Avoided Phase Transitions and Glassy Dynamics In Geometrically Frustrated Systems and Non-Abelian Theories

TL;DR

This paper explores how infinitesimal non-abelian gauge backgrounds induce large degeneracies and avoid critical transitions in frustrated systems, leading to glassy dynamics and modified thermodynamics.

Contribution

It introduces a microscopic framework predicting avoided critical points and glassy behavior in systems with non-abelian gauge backgrounds, extending previous models.

Findings

Enhanced degeneracy from small non-abelian backgrounds alters thermodynamics.

Derived Vogel-Fulcher dynamics for various glass models.

Demonstrated generalized Mermin-Wagner inequality relating order parameter and relaxation times.

Abstract

We demonstrate that the application of any external uniform non-abelian gauge background, no matter how small, leads to a greatly enhanced degeneracy. This degeneracy is so large that even a non-abelian background field of infinitesimal strength leads to a shocking change in the thermodynamics.

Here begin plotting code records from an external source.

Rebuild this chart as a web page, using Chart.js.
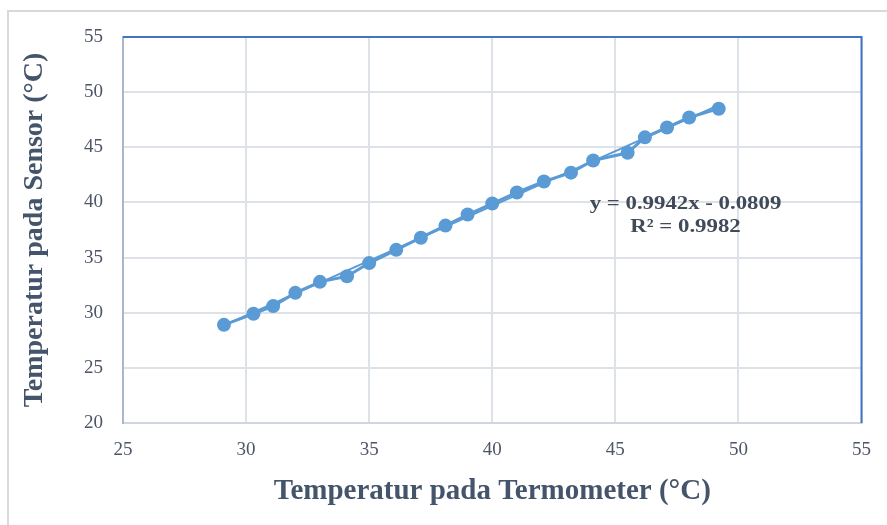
<!DOCTYPE html>
<html>
<head>
<meta charset="utf-8">
<script src="https://cdn.jsdelivr.net/npm/chart.js@4/dist/chart.umd.min.js"></script>
<style>
  html, body { margin: 0; padding: 0; background: #fff; }
  #wrap { width: 887px; height: 525px; position: relative; }
</style>
</head>
<body>
<div id="wrap"><canvas id="chart" width="887" height="525"></canvas></div>
<script>
// Data
const termometer = [29.1, 30.3, 31.1, 32.0, 33.0, 34.1, 35.0, 36.1, 37.1, 38.1, 39.0, 40.0, 41.0, 42.1, 43.2, 44.1, 45.5, 46.2, 47.1, 48.0, 49.2];
const sensor = [28.9, 29.9, 30.6, 31.8, 32.8, 33.3, 34.5, 35.7, 36.8, 37.9, 38.9, 39.9, 40.9, 41.9, 42.7, 43.8, 44.5, 45.9, 46.8, 47.7, 48.5];

// Trendline end points as seen on the chart
const trendX = [29.1, 49.2];
const trendY = [28.85, 48.83];
const trendLabel = ['y = 0.9942x - 0.0809', 'R\u00b2 = 0.9982'];

const xTicks = [25, 30, 35, 40, 45, 50, 55];
const yTicks = [20, 25, 30, 35, 40, 45, 50, 55];

const blue = '#5b9bd5';
const textDark = '#44546a';
const tickColor = '#4d5566';
const serif = "'Liberation Serif', 'Times New Roman', serif";

// white background + outer frame + blue top/right border + equation label
const decorations = {
    id: 'decorations',
    beforeDraw(chart) {
        const c = chart.ctx;
        c.save();
        c.fillStyle = '#fff';
        c.fillRect(0, 0, chart.width, chart.height);
        c.strokeStyle = '#d9d9d9';
        c.lineWidth = 2;
        c.strokeRect(8, 11, chart.width + 20, chart.height + 20);
        c.restore();
    },
    afterDatasetsDraw(chart) {
        const c = chart.ctx;
        const a = chart.chartArea;
        c.save();
        c.strokeStyle = '#4472c4';
        c.lineWidth = 2;
        c.beginPath();
        c.moveTo(a.left, a.top);
        c.lineTo(a.right, a.top);
        c.lineTo(a.right, a.bottom);
        c.stroke();

        const xs = chart.scales.x, ys = chart.scales.y;
        const cx = xs.getPixelForValue(47.85);
        const cy = ys.getPixelForValue(39.85);
        c.fillStyle = '#404a58';
        c.font = 'bold 19px ' + serif;
        c.textAlign = 'center';
        c.textBaseline = 'middle';
        // the reference text is a little wider than plain Times
        c.translate(cx, cy);
        c.scale(1.2, 1);
        c.fillText(trendLabel[0], 0, 0);
        c.fillText(trendLabel[1], 0, 23);
        c.restore();
    }
};

new Chart(document.getElementById('chart'), {
    type: 'scatter',
    data: {
        datasets: [{
            label: 'Sensor',
            data: termometer.map((x, i) => ({ x: x, y: sensor[i] })),
            showLine: true,
            borderColor: blue,
            backgroundColor: blue,
            borderWidth: 3,
            pointRadius: 7,
            pointHoverRadius: 7,
            pointBorderWidth: 0
        }, {
            label: 'Trendline',
            data: trendX.map((x, i) => ({ x: x, y: trendY[i] })),
            showLine: true,
            borderColor: blue,
            borderWidth: 2,
            pointRadius: 0
        }]
    },
    options: {
        responsive: false,
        animation: false,
        layout: { padding: { left: 10, right: 25, top: 37, bottom: 16 } },
        plugins: {
            legend: { display: false },
            tooltip: { enabled: false }
        },
        scales: {
            x: {
                type: 'linear',
                min: 25,
                max: 55,
                afterBuildTicks: s => { s.ticks = xTicks.map(v => ({ value: v })); },
                afterFit: s => { s.height = 86; },
                grid: { color: '#dde1e8', lineWidth: 2, drawTicks: false },
                border: { color: '#d0d6e0', width: 2 },
                ticks: { color: tickColor, font: { family: serif, size: 19 }, padding: 16 },
                title: {
                    display: true,
                    text: 'Temperatur pada Termometer (\u00b0C)',
                    color: textDark,
                    font: { family: serif, size: 29, weight: 'bold' },
                    padding: { top: 6, bottom: 0 }
                }
            },
            y: {
                type: 'linear',
                min: 20,
                max: 55,
                afterBuildTicks: s => { s.ticks = yTicks.map(v => ({ value: v })); },
                afterFit: s => { s.width = 113; },
                grid: { color: '#dde1e8', lineWidth: 2, drawTicks: false },
                border: { color: '#aab6cb', width: 2 },
                ticks: { color: tickColor, font: { family: serif, size: 19 }, padding: 20 },
                title: {
                    display: true,
                    text: 'Temperatur pada Sensor (\u00b0C)',
                    color: textDark,
                    font: { family: serif, size: 28, weight: 'bold' },
                    padding: { top: 8, bottom: 0 }
                }
            }
        }
    },
    plugins: [decorations]
});
</script>
</body>
</html>
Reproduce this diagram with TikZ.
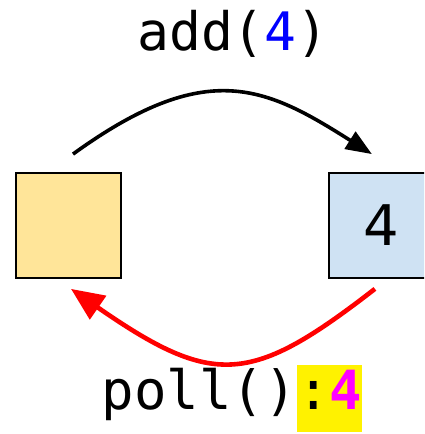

The critical temperature might be discontinuously depressed and an "avoided critical point" will emerge. Similar models were previously employed to describe the micropscopics of metallic glasses and correctly predicted the locations of the structure factor peaks. We will compare one of the fitted parameters in these plots (the magnitude of the "avoided critical temperature" for each of the supercooled liquids) and demonstrate that, on average, these might be well predicted by our microscopic picture. We find a generalized version of the Mermin-Wagner inequality which connects the magnitude of the order parameter (the absence of entropic effects) to the characteristic relaxation times present in any system. We derive Vogel-Fulcher dynamics for a multitude of glass models (including non-Abelian gauge backgrounds), and try to fortify earlier ideas suggesting avoided critical dynamics.